The creditor notice period for the merger has now expired, in accordance with
section 13-17 of the Norwegian Public Limited Liability Companies Act, without
any creditors objecting. All conditions for completion of the merger are
therefore fulfilled. The boards of Aker Clean Hydrogen and AH Seksten AS have
therefore resolved to complete the merger by final registration in the Norwegian
Register of Business Enterprises after close of trading on the Oslo Stock
Exchange today, Friday 17 June 2022 (the "Effective Date") which will be the
last day of trading in the ACH shares on Euronext Growth (Oslo).

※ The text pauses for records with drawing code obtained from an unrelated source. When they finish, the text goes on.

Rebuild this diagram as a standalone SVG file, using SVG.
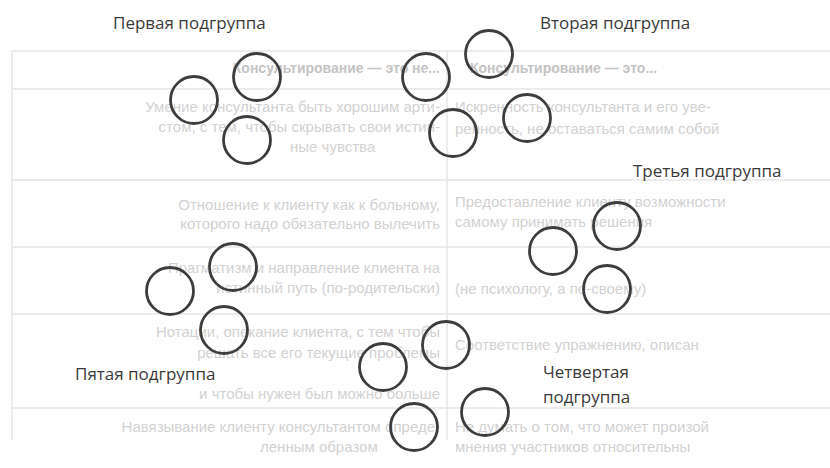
<svg xmlns="http://www.w3.org/2000/svg" width="830" height="468" viewBox="0 0 830 468">
  <style>
    .bgline { stroke: #e6e6e6; stroke-width: 1.5; fill: none; }
    .bgt { font-family: "Liberation Sans", Arial, sans-serif; font-size: 15px; fill: #d2d2d2; }
    .bgh { font-family: "Liberation Sans", Arial, sans-serif; font-size: 14px; font-weight: bold; fill: #c4c4c4; }
    .ring { fill: none; stroke: #3d3d3d; stroke-width: 2.8; }
    .lbl { font-family: "Open Sans", "Noto Sans", sans-serif; font-size: 17px; fill: #3a3a3a; }
  </style>
  <rect width="830" height="468" fill="#ffffff"/>

  <!-- faint background table (show-through of the printed page) -->
  <g id="background">
    <path class="bgline" d="M12 51 H830 M12 89 H830 M12 180 H830 M12 247 H830 M12 314 H830 M12 408 H830 M12 51 V440 M447 51 V440"/>
    <text class="bgh" x="440" y="73" text-anchor="end">Консультирование — это не...</text>
    <text class="bgh" x="470" y="73">Консультирование — это...</text>
    <text class="bgt" x="440" y="112" text-anchor="end">Умение консультанта быть хорошим арти-</text>
    <text class="bgt" x="440" y="132" text-anchor="end">стом, с тем, чтобы скрывать свои истин-</text>
    <text class="bgt" x="290" y="152">ные чувства</text>
    <text class="bgt" x="455" y="112">Искренность консультанта и его уве-</text>
    <text class="bgt" x="455" y="134">ренность, не оставаться самим собой</text>
    <text class="bgt" x="440" y="210" text-anchor="end">Отношение к клиенту как к больному,</text>
    <text class="bgt" x="440" y="229" text-anchor="end">которого надо обязательно вылечить</text>
    <text class="bgt" x="455" y="207">Предоставление клиенту возможности</text>
    <text class="bgt" x="455" y="227">самому принимать решения</text>
    <text class="bgt" x="440" y="273" text-anchor="end">Прагматизм и направление клиента на</text>
    <text class="bgt" x="440" y="293" text-anchor="end">истинный путь (по-родительски)</text>
    <text class="bgt" x="455" y="294">(не психологу, а по-своему)</text>
    <text class="bgt" x="440" y="337" text-anchor="end">Нотации, опекание клиента, с тем чтобы</text>
    <text class="bgt" x="440" y="358" text-anchor="end">решать все его текущие проблемы</text>
    <text class="bgt" x="440" y="399" text-anchor="end">и чтобы нужен был можно больше</text>
    <text class="bgt" x="455" y="350">Соответствие упражнению, описан</text>
    <text class="bgt" x="440" y="432" text-anchor="end">Навязывание клиенту консультантом опреде-</text>
    <text class="bgt" x="260" y="452">ленным образом</text>
    <text class="bgt" x="455" y="432">Не думать о том, что может произой</text>
    <text class="bgt" x="455" y="452">мнения участников относительны</text>
  </g>

  <g id="sub1">
    <circle class="ring" cx="194" cy="100" r="23.5"/>
    <circle class="ring" cx="257" cy="77" r="23.5"/>
    <circle class="ring" cx="247" cy="140" r="23.5"/>
    <text class="lbl" x="113" y="29">Первая подгруппа</text>
  </g>
  <g id="sub2">
    <circle class="ring" cx="426" cy="77" r="23.5"/>
    <circle class="ring" cx="489" cy="54" r="23.5"/>
    <circle class="ring" cx="453" cy="133" r="23.5"/>
    <circle class="ring" cx="527" cy="118" r="23.5"/>
    <text class="lbl" x="540" y="29">Вторая подгруппа</text>
  </g>
  <g id="sub3">
    <circle class="ring" cx="617" cy="226" r="23.5"/>
    <circle class="ring" cx="553" cy="251" r="23.5"/>
    <circle class="ring" cx="607" cy="289" r="23.5"/>
    <text class="lbl" x="633" y="177">Третья подгруппа</text>
  </g>
  <g id="sub4">
    <circle class="ring" cx="446" cy="345" r="23.5"/>
    <circle class="ring" cx="383" cy="367" r="23.5"/>
    <circle class="ring" cx="414" cy="427" r="23.5"/>
    <circle class="ring" cx="485" cy="412" r="23.5"/>
    <text class="lbl" x="543" y="378">Четвертая</text>
    <text class="lbl" x="543" y="403">подгруппа</text>
  </g>
  <g id="sub5">
    <circle class="ring" cx="170" cy="291" r="23.5"/>
    <circle class="ring" cx="233" cy="267" r="23.5"/>
    <circle class="ring" cx="224" cy="330" r="23.5"/>
    <text class="lbl" x="75" y="380">Пятая подгруппа</text>
  </g>
  <g id="connectors"/>
</svg>
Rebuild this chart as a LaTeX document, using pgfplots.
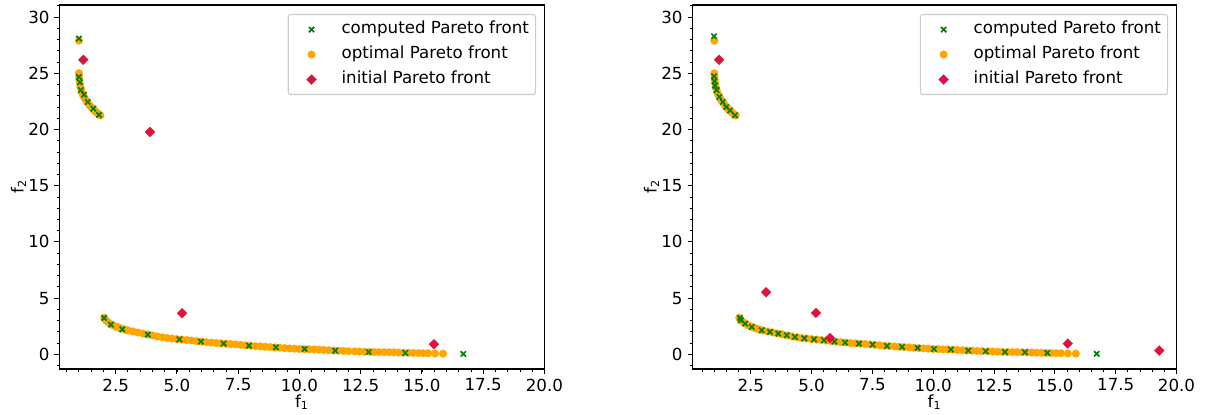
\documentclass[border=0pt]{standalone}
\usepackage{fontspec}
\setmainfont{DejaVu Sans}
\usepackage{pgfplots}
\usepackage{pgfplotstable}
\pgfplotsset{compat=1.18}
\definecolor{mgreen}{HTML}{008000}
\definecolor{morange}{HTML}{FFA500}
\definecolor{mcrimson}{HTML}{DC143C}

% optimal Pareto front (same in both panels)
\pgfplotstableread{
x y
1.00 27.9
1.00 25.0
1.01 24.7
1.02 24.4
1.04 24.1
1.06 23.8
1.09 23.55
1.12 23.3
1.16 23.1
1.21 22.9
1.26 22.7
1.31 22.55
1.36 22.4
1.42 22.2
1.48 22.05
1.54 21.9
1.60 21.75
1.67 21.6
1.74 21.5
1.81 21.35
1.88 21.25
2.03 3.25
2.10 3.02
2.20 2.84
2.30 2.70
2.40 2.57
2.50 2.47
2.60 2.39
2.70 2.31
2.80 2.24
2.90 2.17
3.00 2.12
3.20 2.03
3.40 1.94
3.60 1.85
3.80 1.77
4.00 1.68
4.20 1.59
4.40 1.51
4.60 1.45
4.80 1.40
5.00 1.35
5.20 1.31
5.40 1.27
5.60 1.22
5.80 1.17
6.00 1.12
6.20 1.08
6.40 1.04
6.60 1.00
6.80 0.97
7.00 0.94
7.20 0.91
7.40 0.88
7.60 0.84
7.80 0.80
8.00 0.76
8.20 0.73
8.40 0.70
8.60 0.67
8.80 0.64
9.00 0.61
9.20 0.58
9.40 0.55
9.60 0.52
9.80 0.50
10.00 0.47
10.20 0.46
10.40 0.44
10.60 0.43
10.80 0.41
11.00 0.38
11.20 0.36
11.40 0.33
11.60 0.32
11.80 0.30
12.00 0.28
12.25 0.26
12.45 0.24
12.65 0.22
12.85 0.21
13.05 0.20
13.25 0.19
13.45 0.19
13.65 0.18
13.85 0.17
14.05 0.15
14.25 0.14
14.45 0.13
14.65 0.12
14.85 0.11
15.05 0.10
15.25 0.09
15.53 0.07
15.86 0.06
}\optimal

% computed Pareto front, left panel
\pgfplotstableread{
x y
1.00 28.09
1.00 24.67
1.04 24.20
1.08 23.50
1.21 23.10
1.36 22.45
1.59 21.86
1.82 21.30
2.03 3.23
2.31 2.64
2.77 2.22
3.81 1.75
5.10 1.33
5.98 1.13
6.91 0.95
7.94 0.77
9.04 0.62
10.21 0.47
11.46 0.32
12.83 0.20
14.32 0.12
16.69 0.03
}\computedA

% initial Pareto front, left panel
\pgfplotstableread{
x y
1.18 26.2
3.90 19.78
5.21 3.65
15.49 0.89
}\initialA

% computed Pareto front, right panel
\pgfplotstableread{
x y
0.99 28.30
0.99 24.73
1.01 24.30
1.03 23.90
1.10 23.50
1.21 22.90
1.35 22.45
1.49 22.00
1.65 21.70
1.85 21.26
2.06 3.23
2.09 3.02
2.27 2.73
2.54 2.43
2.95 2.14
3.29 1.99
3.63 1.84
3.98 1.69
4.32 1.54
4.70 1.42
5.10 1.33
5.51 1.25
5.94 1.13
6.38 1.04
6.95 0.95
7.51 0.86
8.10 0.74
8.72 0.65
9.36 0.56
10.03 0.47
10.73 0.42
11.44 0.33
12.16 0.27
12.95 0.20
13.77 0.18
14.69 0.12
16.72 0.04
}\computedB

% initial Pareto front, right panel
\pgfplotstableread{
x y
1.20 26.2
3.13 5.52
5.18 3.68
5.76 1.45
15.53 0.95
19.29 0.33
}\initialB

\pgfplotsset{
  paretoaxis/.style={
    scale only axis, width=349.3pt, height=262.1pt,
    xmax=20, ymin=-1.31, ymax=31.08,
    xtick={2.5,5,7.5,10,12.5,15,17.5,20},
    xticklabels={2.5,5.0,7.5,10.0,12.5,15.0,17.5,20.0},
    ytick={0,5,10,15,20,25,30},
    minor xtick={0.5,1,...,20},
    minor ytick={-1,0,...,31},
    tick pos=left, tick align=outside,
    major tick length=3.5pt, minor tick length=2pt,
    every tick/.style={black, line width=0.8pt},
    minor tick style={line width=0.6pt},
    axis line style={line width=0.8pt},
    /pgf/number format/assume math mode=true,
    tick label style={font=\fontsize{12}{14}\selectfont},
    label style={font=\fontsize{12}{14}\selectfont},
    xlabel={f\textsubscript{1}}, ylabel={f\textsubscript{2}},
    xlabel style={at={([yshift=-24pt]axis description cs:0.5,0)}, anchor=center},
    ylabel style={at={([xshift=-29.4pt]axis description cs:0,0.5)}, anchor=center},
    legend cell align=left,
    legend image code/.code={%
      \path[draw=none, fill=none] (0pt,-4pt) rectangle (24pt,4pt);
      \draw[sharp corners, fill opacity=1, draw opacity=1, #1] plot coordinates {(12pt,0pt)};},
    legend style={at={(1,1)}, anchor=north east, xshift=-6pt, yshift=-6.5pt,
      draw=black!20, line width=0.8pt, rounded corners=2pt,
      fill=white, fill opacity=0.8, text opacity=1,
      inner xsep=4.8pt, inner ysep=4.8pt, row sep=6pt,
      font=\fontsize{12}{14}\selectfont,
      nodes={inner sep=0pt, text height=9pt, text depth=3pt},
      /tikz/every odd column/.append style={column sep=9.6pt}},
  },
  compstyle/.style={only marks, mark=x, mark size=2.7pt, color=mgreen, line width=1.2pt},
  optstyle/.style={only marks, mark=*, mark size=2.8pt, color=morange, line width=0.1pt},
  initstyle/.style={only marks, mark=square*, mark size=2.55pt, color=mcrimson, line width=0.1pt, mark options={rotate=45}},
}

\begin{document}
\begin{tikzpicture}
\useasboundingbox (0,0) rectangle (867.6pt,298.08pt);
\begin{axis}[paretoaxis, at={(42.7pt,32.4pt)}, anchor=south west, xmin=0.2]
\addlegendimage{compstyle}\addlegendentry{computed Pareto front}
\addlegendimage{optstyle}\addlegendentry{optimal Pareto front}
\addlegendimage{initstyle}\addlegendentry{initial Pareto front}
\addplot[optstyle, forget plot] table {\optimal};
\addplot[compstyle, forget plot] table {\computedA};
\addplot[initstyle, forget plot] table {\initialA};
\end{axis}
\begin{axis}[paretoaxis, at={(498.5pt,32.4pt)}, anchor=south west, xmin=0.1, width=348.6pt]
\addlegendimage{compstyle}\addlegendentry{computed Pareto front}
\addlegendimage{optstyle}\addlegendentry{optimal Pareto front}
\addlegendimage{initstyle}\addlegendentry{initial Pareto front}
\addplot[optstyle, forget plot] table {\optimal};
\addplot[compstyle, forget plot] table {\computedB};
\addplot[initstyle, forget plot] table {\initialB};
\end{axis}
\end{tikzpicture}
\end{document}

Eligible shareholders in ACH (other than Aker Horizons) will receive 0.2381
merger consideration shares in Aker Horizons for each share owned in ACH as of
the expiry of the Effective Date, as such shareholders appear in the shareholder
register with Euronext Securities Oslo (the "VPS") as at the expiry of Tuesday
21 June 2022 (the "Record Date").
The consideration shares will be delivered to the eligible shareholders through
VPS on Wednesday 22 June 2022. Fractions of shares will not be allotted, and the
number of consideration shares delivered to each eligible ACH shareholder will
be rounded down to the nearest whole number. Excess shares, which as a result of
this round down will not be allotted, will be issued to and sold by DNB Markets,
a part of DNB Bank ASA. The sales proceeds will be given to Aker Horizons, which
will give the sales proceeds further to charity.
The merger is executed and implemented in parallel with a contemplated
triangular merger between Aker Horizons and Aker Offshore Wind AS ("AOW"). Upon
completion of both mergers, the shareholders of ACH and AOW will receive a total
of up to 80,612,586 consideration shares in Aker Horizons.